Mr Fitzgibbon's call for clarification arrives as a second major Hunter Valley wine producer, McWilliam's Mount Pleasant, has joined Tyrrell's Wines in writing off the 2020 vintage.
In an email issued to his wine club members, Mount Pleasant chief winemaker-manager Adrian Sparks said it had been decided not to pick any grapes for Vintage 2020.
He said the decision was made after laboratory and sensory analysis of the estate, Rosehill and Lovedale vineyards and third-party testing.
"This painstaking choice was not made lightly," said Mr Sparks. "We have nearly a century of history at Mount Pleasant and vines almost 140 years old, and with this comes the responsibility to ensure that we uphold the highest integrity when making wine for you. We will not compromise on quality or take any unnecessary risks when it comes to this."
Mr Sparks said grape tests have been carried out across the whole of the Hunter and he was unsure how other producers have been affected.
"There are likely scenarios where there are clean grapes in other pockets of the region," he said. "We are therefore hopeful that other vineyards have been more fortunate and have not seen the levels of smoke exposure our vineyards have."
Tyrrell's decided last week that most of its vineyards would not be harvested for wine production and it would have a severely reduced 2020 vintage.
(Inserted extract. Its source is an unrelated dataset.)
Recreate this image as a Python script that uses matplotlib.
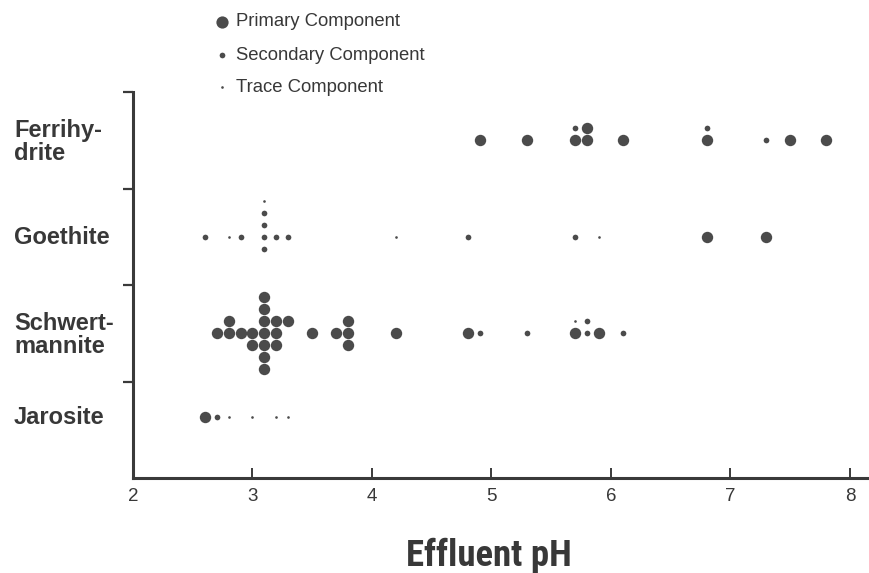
import matplotlib
matplotlib.use("Agg")
import matplotlib.pyplot as plt
from matplotlib.lines import Line2D
from matplotlib import font_manager
from matplotlib.font_manager import FontProperties

# ---------------- data ----------------
minerals = ["Ferrihy-\ndrite", "Goethite", "Schwert-\nmannite", "Jarosite"]
x_ticks = [2, 3, 4, 5, 6, 7, 8]
x_label = "Effluent pH"
legend_labels = ["Primary Component", "Secondary Component", "Trace Component"]

# Ferrihydrite
ferri_primary_ph = [4.9, 5.3, 5.7, 5.8, 5.8, 6.1, 6.8, 7.5, 7.8]
ferri_primary_lvl = [0, 0, 0, 0, 1, 0, 0, 0, 0]
ferri_secondary_ph = [5.7, 6.8, 7.3]
ferri_secondary_lvl = [1, 1, 0]
ferri_trace_ph = []
ferri_trace_lvl = []

# Goethite
goe_primary_ph = [6.8, 7.3]
goe_primary_lvl = [0, 0]
goe_secondary_ph = [2.6, 2.9, 3.1, 3.1, 3.1, 3.1, 3.2, 3.3, 4.8, 5.7]
goe_secondary_lvl = [0, 0, -1, 0, 1, 2, 0, 0, 0, 0]
goe_trace_ph = [2.8, 3.1, 4.2, 5.9]
goe_trace_lvl = [0, 3, 0, 0]

# Schwertmannite
schw_primary_ph = [2.7, 2.8, 2.8, 2.9, 3.0, 3.0,
                   3.1, 3.1, 3.1, 3.1, 3.1, 3.1, 3.1,
                   3.2, 3.2, 3.2, 3.3, 3.5, 3.7, 3.8, 3.8, 3.8,
                   4.2, 4.8, 5.7, 5.9]
schw_primary_lvl = [0, 0, 1, 0, 0, -1,
                    -3, -2, -1, 0, 1, 2, 3,
                    -1, 0, 1, 1, 0, 0, -1, 0, 1,
                    0, 0, 0, 0]
schw_secondary_ph = [4.9, 5.3, 5.8, 5.8, 6.1]
schw_secondary_lvl = [0, 0, 0, 1, 0]
schw_trace_ph = [5.7]
schw_trace_lvl = [1]

# Jarosite
jar_primary_ph = [2.6]
jar_primary_lvl = [0]
jar_secondary_ph = [2.7]
jar_secondary_lvl = [0]
jar_trace_ph = [2.8, 3.0, 3.2, 3.3]
jar_trace_lvl = [0, 0, 0, 0]

# ---------------- style ----------------
W, H, DPI = 869, 573, 100
dot_color = "#4b4b4b"
text_color = "#383838"
axis_color = "#3a3a3a"
sizes = {"primary": 8.2, "secondary": 4.1, "trace": 1.9}
row_y = [3.5, 2.5, 1.5, 0.63]
lvl_step = 0.124
base = "Liberation Sans"


def find_condensed_bold():
    prefs = ["liberation sans narrow", "roboto condensed", "open sans condensed",
             "noto sans condensed", "dejavu sans condensed", "dejavu sans"]
    best = None
    for f in font_manager.fontManager.ttflist:
        nm = f.name.lower()
        fn = f.fname.lower()
        if "mono" in nm or "mono" in fn or "italic" in fn or "oblique" in fn:
            continue
        if f.weight not in (700, "bold"):
            continue
        cond = ("narrow" in nm or "condensed" in nm or "narrow" in fn or "condensed" in fn
                or f.stretch in ("condensed", "semi-condensed", 75, 87.5))
        if not cond:
            continue
        key = nm + " " + ("condensed" if "condensed" in fn else "")
        rank = len(prefs)
        for i, p in enumerate(prefs):
            if all(w in key for w in p.split()):
                rank = i
                break
        if best is None or rank < best[0]:
            best = (rank, f.fname)
    return best[1] if best else None


cfile = find_condensed_bold()
if cfile:
    xlab_fp = FontProperties(fname=cfile, size=26.5)
else:
    xlab_fp = FontProperties(family=base, weight="bold", size=23)

fig = plt.figure(figsize=(W / DPI, H / DPI), dpi=DPI)
fig.patch.set_facecolor("white")
ax = fig.add_axes([133 / W, (H - 478) / H, (W - 133) / W, (478 - 92) / H])
ax.set_xlim(2, 2 + (W - 133) / 119.5)
ax.set_ylim(0, 4)

groups = [
    (ferri_primary_ph, ferri_primary_lvl, ferri_secondary_ph, ferri_secondary_lvl, ferri_trace_ph, ferri_trace_lvl),
    (goe_primary_ph, goe_primary_lvl, goe_secondary_ph, goe_secondary_lvl, goe_trace_ph, goe_trace_lvl),
    (schw_primary_ph, schw_primary_lvl, schw_secondary_ph, schw_secondary_lvl, schw_trace_ph, schw_trace_lvl),
    (jar_primary_ph, jar_primary_lvl, jar_secondary_ph, jar_secondary_lvl, jar_trace_ph, jar_trace_lvl),
]
for yb, (pp, pl, sp, sl, tp, tl) in zip(row_y, groups):
    for phs, lvls, kind in ((pp, pl, "primary"), (sp, sl, "secondary"), (tp, tl, "trace")):
        if phs:
            ys = [yb + l * lvl_step for l in lvls]
            ax.plot(phs, ys, "o", ls="none", ms=sizes[kind], color=dot_color,
                    mec=dot_color, mew=0, clip_on=False)

# axes styling
for s in ["top", "right"]:
    ax.spines[s].set_visible(False)
for s in ["left", "bottom"]:
    ax.spines[s].set_color(axis_color)
    ax.spines[s].set_linewidth(2.2)
ax.set_xticks(x_ticks)
ax.set_xticklabels([str(t) for t in x_ticks], fontsize=13.5, family=base, color=text_color)
ax.tick_params(axis="x", direction="in", length=7, width=1.4, color=axis_color, pad=7)
ax.set_yticks([1, 2, 3, 4])
ax.set_yticklabels([])
ax.tick_params(axis="y", direction="out", length=7, width=1.6, color=axis_color)

# category labels
label_y_px = [142, 237, 335, 418]
for lab, ypx in zip(minerals, label_y_px):
    fig.text(14 / W, 1 - ypx / H, lab, ha="left", va="center", fontsize=17,
             fontweight="bold", family=base, color=text_color, linespacing=1.05)

# x axis label
fig.text(489 / W, 1 - 556 / H, x_label, ha="center", va="center",
         fontproperties=xlab_fp, color=text_color)

# legend
leg_y = [22, 55, 87]
for lab, ypx, kind in zip(legend_labels, leg_y, ["primary", "secondary", "trace"]):
    fig.add_artist(Line2D([222 / W], [1 - ypx / H], marker="o", ls="none",
                          ms=sizes[kind] if kind != "primary" else 8.8,
                          color=dot_color, mew=0, transform=fig.transFigure))
    fig.text(236 / W, 1 - ypx / H, lab, ha="left", va="center", fontsize=13.3,
             family=base, color=text_color)

fig.savefig("out.png", dpi=DPI, facecolor="white")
Mr Sparks said many parts of Australia had been gripped by the worst bushfires in living memory, with people losing their homes, their livelihoods and worse still, the loss of life. Constant exposure to smoke could result in vines absorbing taint compounds in the sugar molecules, giving grapes and the wines produced burnt, smoky, medicinal or "dirty ash tray" characters.
Mount Pleasant had sent many samples off for testing with Australian Wine Research Institute (AWRI) and Vintessential Laboratories.
With the help of LaTrobe University, it had also installed measurement devices in the prized Lovedale vineyard and had been conducting micro-ferments in the Pokolbin winery laboratory to detect taint in the fruit before picking.